Officially, La Régente dates from 1811. Emperor Napoleon acquired the gem from Nitot, the jeweller, mounting it in a diadem worn by his second wife, Empress Marie-Louise. When the French Empire fell in 1870, La Régente and the other Crown Jewels were left in Paris. The Third Republic was proclaimed, leaving the future of the state treasure uncertain. Finally, in 1887, most of the collection was auctioned at the Louvre. La Régente went to a dealer called Rossel, apparently bidding for Russian prince Nikolai Youssoupov.
In 1919 the Youssoupovs went into exile, abandoning gems too difficult to transport. These they hid under the stairs of their Moscow palace, with the jewels of the Grand Duchess Xenia. The trove was discovered in 1925, and 62 years later, La Régente appeared at Christie’s New York. How it found its way from Moscow remains something of a mystery.
One year later the pearl, in its new setting, was offered at Christie’s in Geneva, before returning to Christie’s for a third time in November 2005, selling for $2.5 million.

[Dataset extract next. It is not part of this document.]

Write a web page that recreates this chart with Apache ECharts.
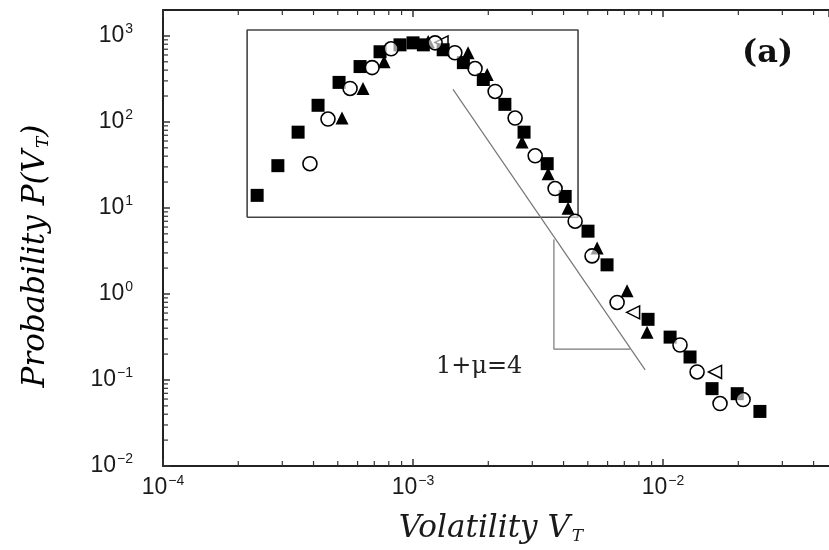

Sold at Christie’s in 2008
This striking blue diamond of Indian origin is linked to three European royal families: the kings of Spain, the Holy Roman emperors and the Bavarian kings. In 1666, it formed part of the dowry of Infanta Margarita Teresa of Spain on her marriage to the Holy Roman Emperor. It came to Bavaria in 1722 when Maria Amalia of Austria married Bavaria’s prince-elector. During its long stay in the Bavarian royal treasure, the diamond was the centre of a pendant of the Order of the Golden Fleece.
In 1931, the Royal House of Wittelsbach was forced to sell parts of the Bavarian Crown Jewels at Christie’s in London. Although it was included in the catalogue, the Wittelsbach diamond failed to reach its reserve price, and was most probably sold privately at some point after the Second Word War.
It remained in a private collection until 2008, when it was again offered at Christie's London. Originally a 35.56-carat, Fancy Deep grayish-blue diamond of VS2 clarity, it has been recut to a 31.06-carat, Fancy Deep blue, internally flawless diamond, and renamed the Wittelsbach-Graff.